— start —

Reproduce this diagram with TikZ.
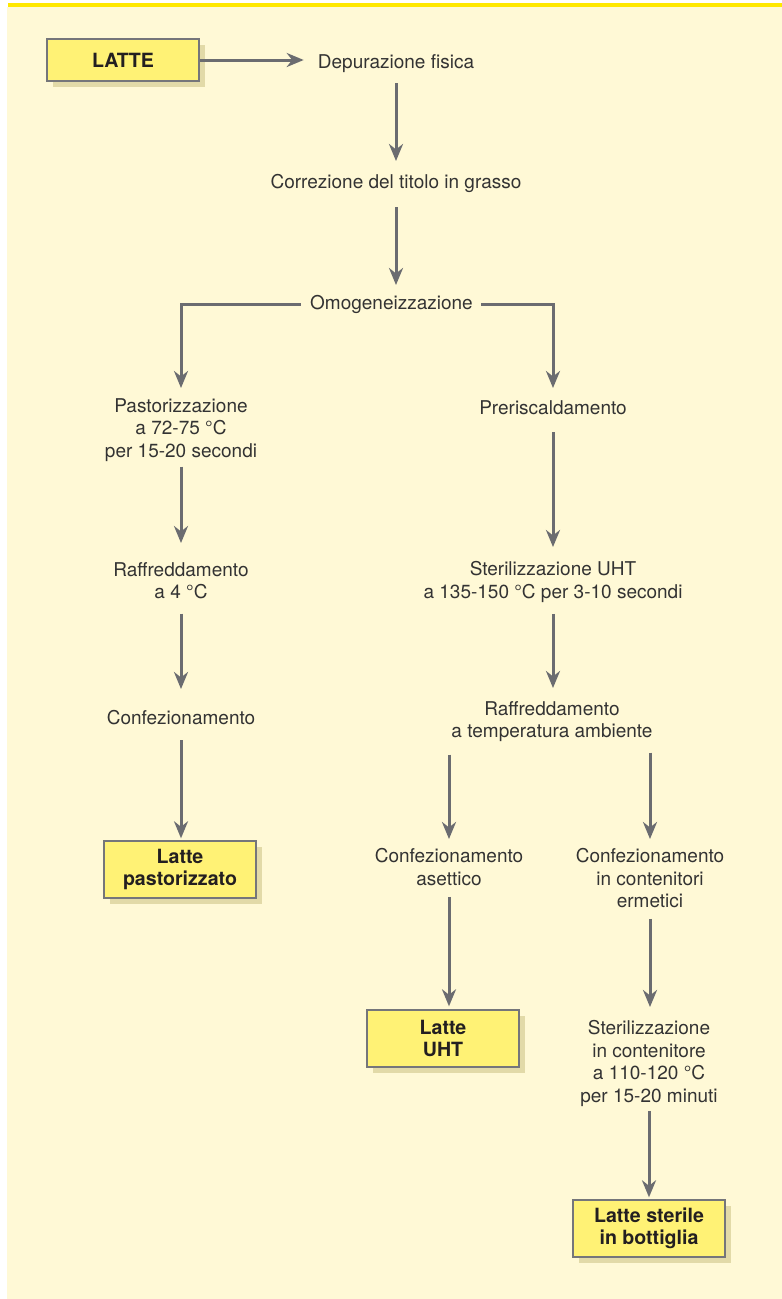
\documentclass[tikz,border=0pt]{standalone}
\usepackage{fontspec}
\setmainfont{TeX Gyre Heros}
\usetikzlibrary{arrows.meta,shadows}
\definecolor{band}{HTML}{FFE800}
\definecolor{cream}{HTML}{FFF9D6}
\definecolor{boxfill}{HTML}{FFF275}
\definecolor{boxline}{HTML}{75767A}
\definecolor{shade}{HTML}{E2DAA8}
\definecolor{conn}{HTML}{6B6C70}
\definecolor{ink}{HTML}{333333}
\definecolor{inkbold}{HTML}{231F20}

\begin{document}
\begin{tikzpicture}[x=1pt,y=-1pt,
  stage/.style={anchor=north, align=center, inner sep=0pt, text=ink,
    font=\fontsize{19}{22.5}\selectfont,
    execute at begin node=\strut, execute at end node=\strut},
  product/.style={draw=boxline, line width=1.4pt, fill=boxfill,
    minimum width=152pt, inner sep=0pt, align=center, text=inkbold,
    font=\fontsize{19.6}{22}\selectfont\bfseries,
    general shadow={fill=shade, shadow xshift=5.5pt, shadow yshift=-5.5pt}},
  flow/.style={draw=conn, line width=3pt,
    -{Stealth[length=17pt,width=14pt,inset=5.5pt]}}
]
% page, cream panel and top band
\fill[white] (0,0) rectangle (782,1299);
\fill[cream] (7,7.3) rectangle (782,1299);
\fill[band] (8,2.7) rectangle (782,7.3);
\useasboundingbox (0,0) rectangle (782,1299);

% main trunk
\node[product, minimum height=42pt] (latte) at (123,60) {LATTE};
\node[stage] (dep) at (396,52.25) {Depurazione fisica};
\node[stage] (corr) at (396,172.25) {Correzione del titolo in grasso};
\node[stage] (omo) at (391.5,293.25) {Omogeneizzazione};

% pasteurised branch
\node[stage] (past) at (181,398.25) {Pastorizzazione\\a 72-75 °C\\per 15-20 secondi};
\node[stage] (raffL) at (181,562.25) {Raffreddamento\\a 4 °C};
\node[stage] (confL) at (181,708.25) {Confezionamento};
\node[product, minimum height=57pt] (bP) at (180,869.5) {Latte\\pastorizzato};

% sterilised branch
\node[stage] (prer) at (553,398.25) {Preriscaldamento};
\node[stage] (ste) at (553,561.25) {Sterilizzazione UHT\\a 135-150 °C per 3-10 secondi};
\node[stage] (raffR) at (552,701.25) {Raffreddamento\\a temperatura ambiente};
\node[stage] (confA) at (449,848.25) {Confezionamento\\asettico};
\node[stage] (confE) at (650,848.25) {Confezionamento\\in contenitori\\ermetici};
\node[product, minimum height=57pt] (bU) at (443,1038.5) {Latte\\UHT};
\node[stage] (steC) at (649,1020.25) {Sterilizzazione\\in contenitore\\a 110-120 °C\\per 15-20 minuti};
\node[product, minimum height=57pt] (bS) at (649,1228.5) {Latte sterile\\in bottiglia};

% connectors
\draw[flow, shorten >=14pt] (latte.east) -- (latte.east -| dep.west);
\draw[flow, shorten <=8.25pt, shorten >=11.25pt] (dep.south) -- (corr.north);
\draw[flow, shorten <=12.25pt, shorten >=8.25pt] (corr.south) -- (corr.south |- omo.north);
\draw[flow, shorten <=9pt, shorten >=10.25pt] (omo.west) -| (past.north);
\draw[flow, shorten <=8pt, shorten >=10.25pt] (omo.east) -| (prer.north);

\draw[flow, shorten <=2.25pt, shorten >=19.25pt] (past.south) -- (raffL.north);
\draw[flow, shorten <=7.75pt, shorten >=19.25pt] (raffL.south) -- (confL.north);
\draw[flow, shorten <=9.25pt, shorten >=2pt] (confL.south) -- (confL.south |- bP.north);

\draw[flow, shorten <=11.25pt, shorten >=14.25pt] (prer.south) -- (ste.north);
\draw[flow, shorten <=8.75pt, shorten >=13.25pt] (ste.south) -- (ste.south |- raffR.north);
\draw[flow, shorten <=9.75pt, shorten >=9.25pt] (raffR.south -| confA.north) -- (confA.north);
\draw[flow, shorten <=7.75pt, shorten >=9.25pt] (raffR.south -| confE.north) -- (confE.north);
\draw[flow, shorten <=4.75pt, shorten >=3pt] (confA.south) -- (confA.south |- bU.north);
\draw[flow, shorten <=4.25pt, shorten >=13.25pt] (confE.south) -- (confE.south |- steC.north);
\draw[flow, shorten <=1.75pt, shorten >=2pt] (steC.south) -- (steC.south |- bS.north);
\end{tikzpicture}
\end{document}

— end —
— start —

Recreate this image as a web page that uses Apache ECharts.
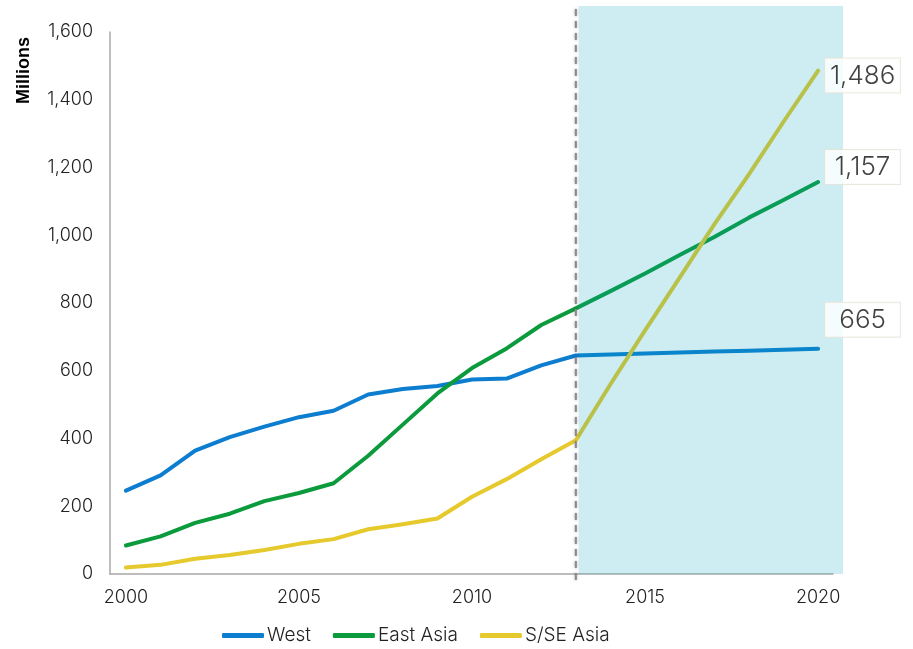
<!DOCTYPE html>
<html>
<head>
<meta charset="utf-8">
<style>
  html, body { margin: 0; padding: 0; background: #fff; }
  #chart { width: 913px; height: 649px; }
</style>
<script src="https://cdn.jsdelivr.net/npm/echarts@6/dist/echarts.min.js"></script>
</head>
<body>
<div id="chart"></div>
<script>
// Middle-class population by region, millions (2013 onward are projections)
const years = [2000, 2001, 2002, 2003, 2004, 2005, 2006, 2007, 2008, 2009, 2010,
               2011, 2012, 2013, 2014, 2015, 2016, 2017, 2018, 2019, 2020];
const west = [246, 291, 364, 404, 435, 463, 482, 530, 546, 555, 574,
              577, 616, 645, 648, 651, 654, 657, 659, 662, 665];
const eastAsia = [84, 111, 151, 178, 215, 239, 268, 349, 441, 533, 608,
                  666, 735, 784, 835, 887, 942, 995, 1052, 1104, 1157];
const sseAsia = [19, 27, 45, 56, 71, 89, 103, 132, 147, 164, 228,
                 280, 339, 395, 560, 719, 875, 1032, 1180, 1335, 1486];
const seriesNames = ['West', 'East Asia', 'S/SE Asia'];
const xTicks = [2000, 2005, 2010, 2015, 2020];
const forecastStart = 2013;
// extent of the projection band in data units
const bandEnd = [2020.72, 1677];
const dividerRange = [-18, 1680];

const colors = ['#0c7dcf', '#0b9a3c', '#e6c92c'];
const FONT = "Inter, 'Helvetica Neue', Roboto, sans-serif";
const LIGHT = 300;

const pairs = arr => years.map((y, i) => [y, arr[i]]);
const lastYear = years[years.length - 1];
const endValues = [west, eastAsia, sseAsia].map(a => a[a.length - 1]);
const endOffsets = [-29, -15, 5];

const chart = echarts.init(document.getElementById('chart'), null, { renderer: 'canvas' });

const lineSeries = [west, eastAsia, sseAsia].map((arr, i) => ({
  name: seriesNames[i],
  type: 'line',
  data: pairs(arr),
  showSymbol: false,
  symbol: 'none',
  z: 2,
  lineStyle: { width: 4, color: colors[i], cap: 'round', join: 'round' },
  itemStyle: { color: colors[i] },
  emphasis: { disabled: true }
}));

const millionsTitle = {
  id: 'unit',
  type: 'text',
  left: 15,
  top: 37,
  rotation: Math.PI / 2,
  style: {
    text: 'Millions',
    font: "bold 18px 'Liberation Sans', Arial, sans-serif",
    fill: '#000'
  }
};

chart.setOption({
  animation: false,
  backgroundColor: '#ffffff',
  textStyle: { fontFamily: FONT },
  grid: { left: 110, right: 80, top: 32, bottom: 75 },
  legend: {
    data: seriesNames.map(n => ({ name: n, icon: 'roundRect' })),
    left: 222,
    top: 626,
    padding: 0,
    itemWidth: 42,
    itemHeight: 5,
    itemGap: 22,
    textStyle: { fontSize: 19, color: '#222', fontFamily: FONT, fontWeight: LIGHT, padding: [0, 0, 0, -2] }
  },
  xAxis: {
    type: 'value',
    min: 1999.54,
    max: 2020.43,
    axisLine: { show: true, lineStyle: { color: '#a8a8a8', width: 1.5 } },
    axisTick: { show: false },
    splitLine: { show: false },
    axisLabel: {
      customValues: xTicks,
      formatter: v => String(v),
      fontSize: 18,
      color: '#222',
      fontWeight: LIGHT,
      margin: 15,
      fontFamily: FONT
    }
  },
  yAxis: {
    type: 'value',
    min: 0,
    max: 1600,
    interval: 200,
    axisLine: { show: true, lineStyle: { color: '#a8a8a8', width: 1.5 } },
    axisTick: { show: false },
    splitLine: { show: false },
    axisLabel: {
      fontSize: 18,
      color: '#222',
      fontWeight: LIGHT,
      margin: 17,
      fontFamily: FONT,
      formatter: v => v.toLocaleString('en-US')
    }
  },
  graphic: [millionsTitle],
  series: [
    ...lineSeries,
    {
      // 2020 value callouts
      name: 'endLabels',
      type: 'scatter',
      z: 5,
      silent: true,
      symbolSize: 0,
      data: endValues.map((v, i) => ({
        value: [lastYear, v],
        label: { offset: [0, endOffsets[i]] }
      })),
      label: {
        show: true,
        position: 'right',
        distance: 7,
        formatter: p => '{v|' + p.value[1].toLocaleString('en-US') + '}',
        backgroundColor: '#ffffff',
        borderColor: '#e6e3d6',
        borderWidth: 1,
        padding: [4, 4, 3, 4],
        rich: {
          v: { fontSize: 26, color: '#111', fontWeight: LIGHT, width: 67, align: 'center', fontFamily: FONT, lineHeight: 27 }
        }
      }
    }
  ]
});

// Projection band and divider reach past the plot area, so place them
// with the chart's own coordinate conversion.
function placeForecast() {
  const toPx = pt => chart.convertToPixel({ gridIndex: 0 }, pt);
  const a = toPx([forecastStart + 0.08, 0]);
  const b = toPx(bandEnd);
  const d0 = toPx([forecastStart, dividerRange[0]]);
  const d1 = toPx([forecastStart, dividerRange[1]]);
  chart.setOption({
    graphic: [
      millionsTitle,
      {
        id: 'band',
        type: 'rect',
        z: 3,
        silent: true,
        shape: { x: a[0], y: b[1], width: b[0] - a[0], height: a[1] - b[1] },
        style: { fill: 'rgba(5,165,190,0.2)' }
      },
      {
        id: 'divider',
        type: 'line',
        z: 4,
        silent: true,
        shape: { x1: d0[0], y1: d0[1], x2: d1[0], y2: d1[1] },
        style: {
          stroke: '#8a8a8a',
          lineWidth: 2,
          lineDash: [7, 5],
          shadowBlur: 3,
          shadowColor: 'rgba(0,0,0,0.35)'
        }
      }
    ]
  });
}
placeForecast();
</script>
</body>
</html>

— end —

=== WHAT IS EXPECTED ===
Reproduce exactly the lines above starting at the line containing "Reproduce this diagram with TikZ." and ending at the line containing "(omo) at (391.5,293.25)", including both, but not the pictures.

=== RESULT FOR THIS TASK ===
Reproduce this diagram with TikZ.
\documentclass[tikz,border=0pt]{standalone}
\usepackage{fontspec}
\setmainfont{TeX Gyre Heros}
\usetikzlibrary{arrows.meta,shadows}
\definecolor{band}{HTML}{FFE800}
\definecolor{cream}{HTML}{FFF9D6}
\definecolor{boxfill}{HTML}{FFF275}
\definecolor{boxline}{HTML}{75767A}
\definecolor{shade}{HTML}{E2DAA8}
\definecolor{conn}{HTML}{6B6C70}
\definecolor{ink}{HTML}{333333}
\definecolor{inkbold}{HTML}{231F20}

\begin{document}
\begin{tikzpicture}[x=1pt,y=-1pt,
  stage/.style={anchor=north, align=center, inner sep=0pt, text=ink,
    font=\fontsize{19}{22.5}\selectfont,
    execute at begin node=\strut, execute at end node=\strut},
  product/.style={draw=boxline, line width=1.4pt, fill=boxfill,
    minimum width=152pt, inner sep=0pt, align=center, text=inkbold,
    font=\fontsize{19.6}{22}\selectfont\bfseries,
    general shadow={fill=shade, shadow xshift=5.5pt, shadow yshift=-5.5pt}},
  flow/.style={draw=conn, line width=3pt,
    -{Stealth[length=17pt,width=14pt,inset=5.5pt]}}
]
% page, cream panel and top band
\fill[white] (0,0) rectangle (782,1299);
\fill[cream] (7,7.3) rectangle (782,1299);
\fill[band] (8,2.7) rectangle (782,7.3);
\useasboundingbox (0,0) rectangle (782,1299);

% main trunk
\node[product, minimum height=42pt] (latte) at (123,60) {LATTE};
\node[stage] (dep) at (396,52.25) {Depurazione fisica};
\node[stage] (corr) at (396,172.25) {Correzione del titolo in grasso};
\node[stage] (omo) at (391.5,293.25) {Omogeneizzazione};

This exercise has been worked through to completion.